Capital works as a cushion against losses and as protection for depositors when a bank is experiencing economic trouble. It follows then that a bank's level of capital is an important measurement of an institution's financial strength. When it comes to safety and soundness, the higher the capital, the better.

USAA Savings Bank exceeded the national average of 13.13 points on our test to measure capital adequacy, racking up 18 out of a possible 30 points.

One widely followed measure of this buffer is a bank's Tier 1 capital ratio. USAA Savings Bank's Tier 1 capital ratio was 62.83 percent, exceeding the 6 percent level regulators consider adequate, and exceeding the national average of 25.65 percent.
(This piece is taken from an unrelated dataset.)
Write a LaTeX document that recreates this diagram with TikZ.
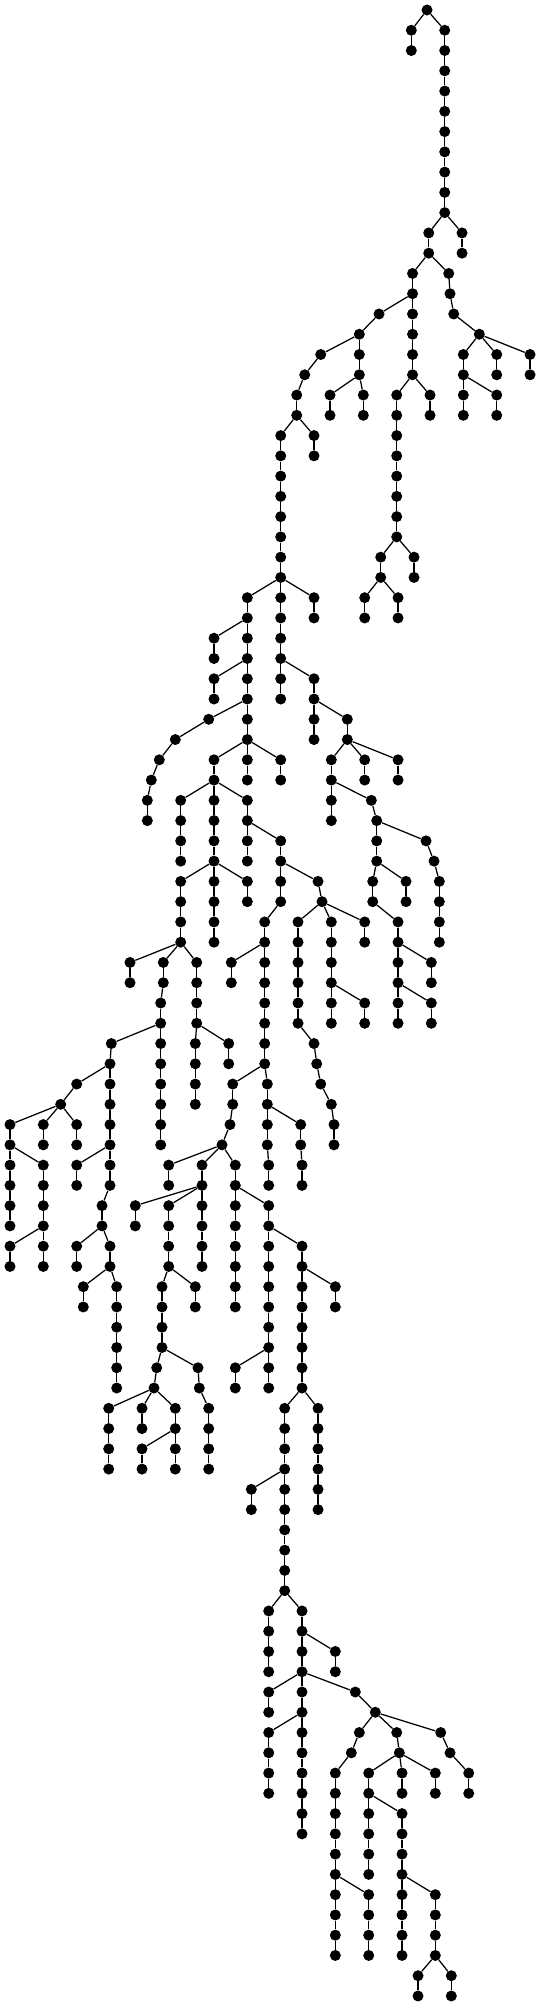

A higher capital ratio means the bank will be better able to stand up to financial challenges.

Overall, USAA Savings Bank held equity amounting to 13.96 percent of its assets, which exceeded the national average of 12.03 percent.

Asset Quality Score

Bankrate uses this test to determine the impact of problem assets, such as unpaid mortgages, on the bank's reserves set aside to cover loan losses, as well as overall capitalization.

A bank with extensive holdings of these types of assets may eventually be forced to use capital to absorb losses, reducing its equity buffer. It also means that there are likely to be many assets that are in non-accrual status and thus aren't earning interest for the bank, resulting in diminished earnings and potentially more risk of a future failure.

USAA Savings Bank scored 40 out of a possible 40 points on Bankrate's asset quality test, better than the national average of 37.49.

The percentage of problem assets a bank holds compared to its total assets is a useful indicator of asset quality.

Banks maintain a reserve known as an "allowance for loan and lease losses" to deal with troubled assets . How large that reserve is can be a handy indicator when evaluating a bank's ability to manage problem assets, especially when compared to the total amount of problematic loans. Unfortunately, the FDIC did not provide information on USAA Savings Bank's loan loss allowance in its most recent filings.

Earnings score

How profitable a bank is has an effect on its safety and soundness. A bank can retain its earnings, increasing its capital cushion, or put them to work addressing problematic loans, likely making the bank better prepared to withstand financial shocks. However, banks that are losing money have less ability to do those things.

On Bankrate's earnings test, USAA Savings Bank scored 30 out of a possible 30, exceeding the national average of 15.12.

Return on equity, calculated by dividing net income (essentially, profit) by the total amount of equity, is one important way to measure a bank's earnings. USAA Savings Bank's most recent annualized quarterly return on equity was 80.93 percent, above the national average of 8.10 percent.

For the twelve months ended December 31, 2017, the bank recorded net income of $206.4 million on total equity of $263.9 million. The bank had an annualized return on average assets, or ROA, of 11.45 percent, above the 1 percent deemed satisfactory in accordance with industry standards, and above the average for U.S. banks of 1.00 percent.

WHAT IS SAFE & SOUND?

Bankrate.com's Safe & Sound Ratings provide a star rating system to evaluate the current financial status of financial institutions. The information gathered about banks, credit unions and thrifts is updated as set forth in the Terms of Use of Safe & Sound Ratings and Reports. The Safe & Sound Ratings information is grouped by categories of banks, thrifts and credit unions.

Scoring methodology

Bankrate.com evaluates the financial condition of institutions and assigns a one- to five-star rating for each with five stars representing the highest rating. Institutions with satisfactory performance will generally receive a rating of three or more stars. The majority of institutions fall into the three- to four-star range. An institution with an "NR" rating may be too new to rate or may have limited the publicly available information in their regulatory filings. The "NR" is not an indication of financial strength or weakness. The Safe & Sound rating is believed to be reliable, but the information is not guaranteed. In addition, events since the information was collected may have altered the institution's financial condition.